Entries with chart source code
○ ○ ○ ○ ○ ○ ○

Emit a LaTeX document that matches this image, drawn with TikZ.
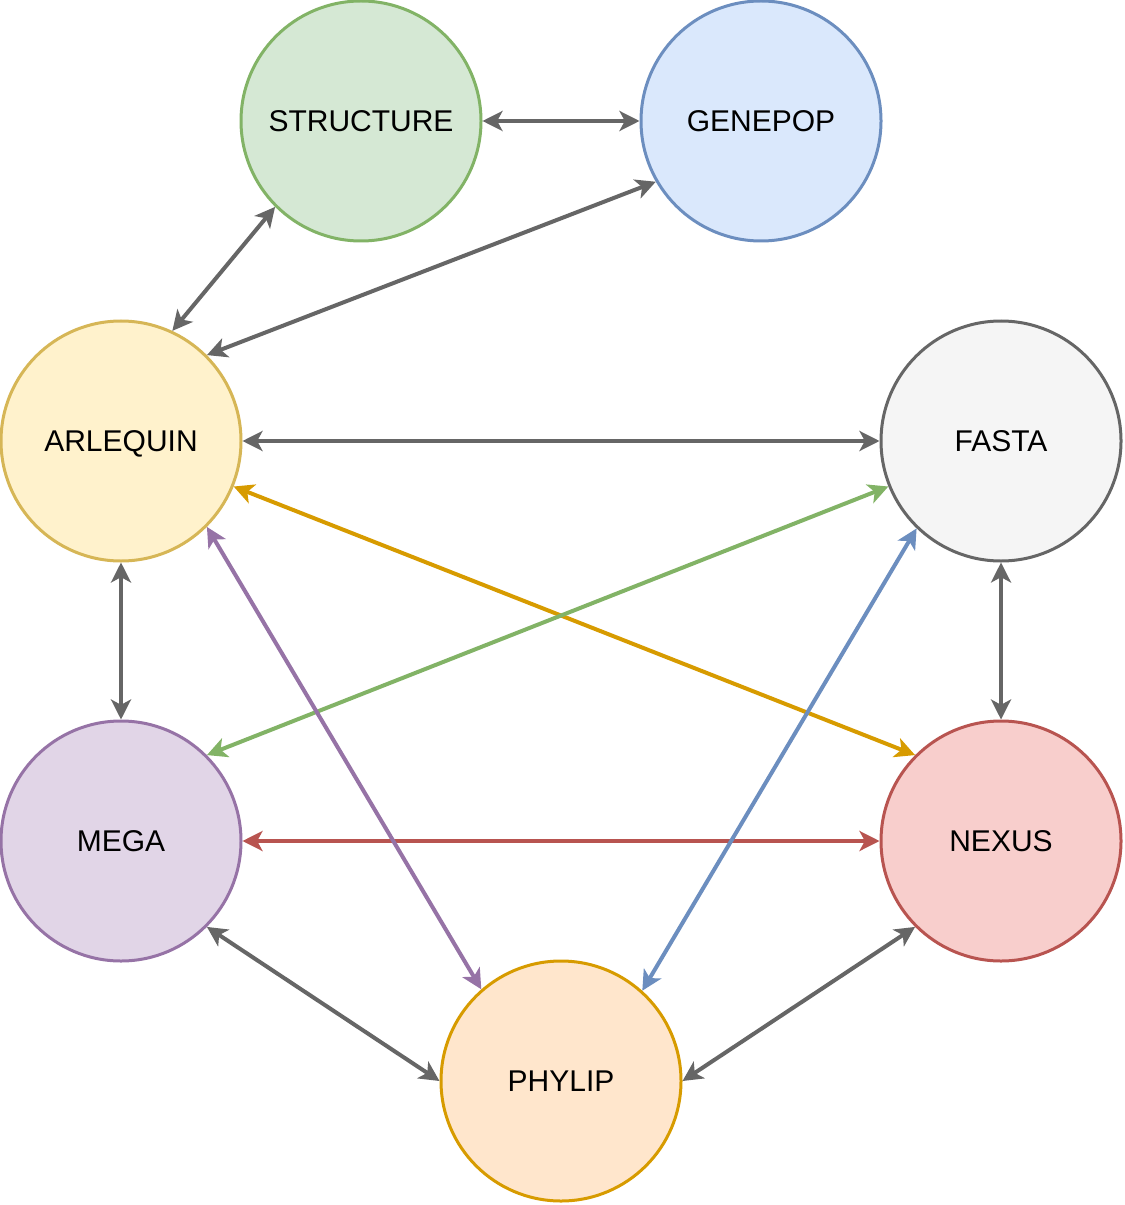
\documentclass[tikz,border=0pt]{standalone}
\usepackage{fontspec}
\setmainfont{Liberation Sans}
\usetikzlibrary{arrows.meta}

\definecolor{greenfill}{HTML}{D5E8D4}\definecolor{greenline}{HTML}{82B366}
\definecolor{bluefill}{HTML}{DAE8FC}\definecolor{blueline}{HTML}{6C8EBF}
\definecolor{yellowfill}{HTML}{FFF2CC}\definecolor{yellowline}{HTML}{D6B656}
\definecolor{grayfill}{HTML}{F5F5F5}\definecolor{grayline}{HTML}{666666}
\definecolor{purplefill}{HTML}{E1D5E7}\definecolor{purpleline}{HTML}{9673A6}
\definecolor{redfill}{HTML}{F8CECC}\definecolor{redline}{HTML}{B85450}
\definecolor{orangefill}{HTML}{FFE6CC}\definecolor{orangeline}{HTML}{D79B00}

\tikzset{
  format/.style={circle, minimum size=180pt, inner sep=0pt, line width=2.25pt,
    text height=16pt, text depth=0pt, font=\fontsize{22.5}{27}\selectfont},
  link/.style={line width=3pt, draw=grayline, <->,
    >={Stealth[length=15pt, width=15pt, inset=4pt]}}
}

\begin{document}
\begin{tikzpicture}[x=0.75pt,y=0.75pt,yscale=-1,xscale=1]
\useasboundingbox (0,0) rectangle (1124,1205);

% Formats
\node [format, draw=greenline, fill=greenfill] (structure) at (361,121) {STRUCTURE};
\node [format, draw=blueline, fill=bluefill] (genepop) at (761,121) {GENEPOP};
\node [format, draw=yellowline, fill=yellowfill] (arlequin) at (121,441) {ARLEQUIN};
\node [format, draw=grayline, fill=grayfill] (fasta) at (1001,441) {FASTA};
\node [format, draw=purpleline, fill=purplefill] (mega) at (121,841) {MEGA};
\node [format, draw=redline, fill=redfill] (nexus) at (1001,841) {NEXUS};
\node [format, draw=orangeline, fill=orangefill] (phylip) at (561,1081) {PHYLIP};

% Conversions
\draw [link] (structure) -- (genepop);
\draw [link] (structure.225) -- (arlequin.65);
\draw [link] (genepop.210) -- (arlequin.45);
\draw [link] (arlequin) -- (fasta);
\draw [link] (arlequin) -- (mega);
\draw [link] (fasta) -- (nexus);
\draw [link] (mega.-45) -- (phylip.180);
\draw [link] (nexus.225) -- (phylip.0);
\draw [link, draw=redline] (mega) -- (nexus);
\draw [link, draw=orangeline] (arlequin.-22.5) -- (nexus.135);
\draw [link, draw=greenline] (fasta.202.5) -- (mega.45);
\draw [link, draw=blueline] (fasta.226) -- (phylip.48);
\draw [link, draw=purpleline] (arlequin.-45) -- (phylip.131);

\end{tikzpicture}
\end{document}
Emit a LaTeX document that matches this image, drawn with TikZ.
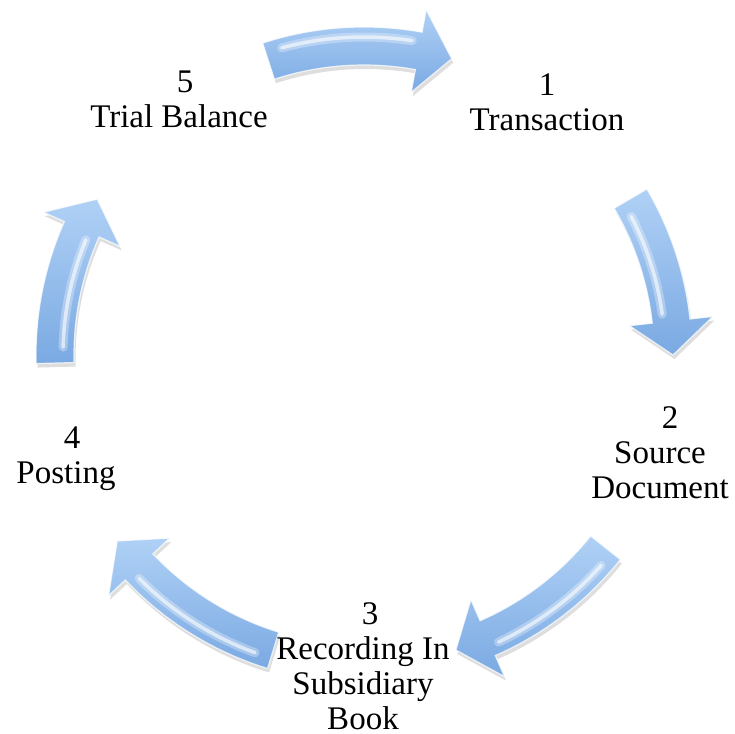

○ ○ ○ ○ ○ ○ ○

• _EXERCISE DIRECTIONS_:
Transcribe, from the records above, the first line and every line after it up to and including the line with "(0,0) rectangle (1124,1205);"; omit pictures.

• _FULL SOLUTION_:
Emit a LaTeX document that matches this image, drawn with TikZ.
\documentclass[tikz,border=0pt]{standalone}
\usepackage{fontspec}
\setmainfont{Liberation Sans}
\usetikzlibrary{arrows.meta}

\definecolor{greenfill}{HTML}{D5E8D4}\definecolor{greenline}{HTML}{82B366}
\definecolor{bluefill}{HTML}{DAE8FC}\definecolor{blueline}{HTML}{6C8EBF}
\definecolor{yellowfill}{HTML}{FFF2CC}\definecolor{yellowline}{HTML}{D6B656}
\definecolor{grayfill}{HTML}{F5F5F5}\definecolor{grayline}{HTML}{666666}
\definecolor{purplefill}{HTML}{E1D5E7}\definecolor{purpleline}{HTML}{9673A6}
\definecolor{redfill}{HTML}{F8CECC}\definecolor{redline}{HTML}{B85450}
\definecolor{orangefill}{HTML}{FFE6CC}\definecolor{orangeline}{HTML}{D79B00}

\tikzset{
  format/.style={circle, minimum size=180pt, inner sep=0pt, line width=2.25pt,
    text height=16pt, text depth=0pt, font=\fontsize{22.5}{27}\selectfont},
  link/.style={line width=3pt, draw=grayline, <->,
    >={Stealth[length=15pt, width=15pt, inset=4pt]}}
}

\begin{document}
\begin{tikzpicture}[x=0.75pt,y=0.75pt,yscale=-1,xscale=1]
\useasboundingbox (0,0) rectangle (1124,1205);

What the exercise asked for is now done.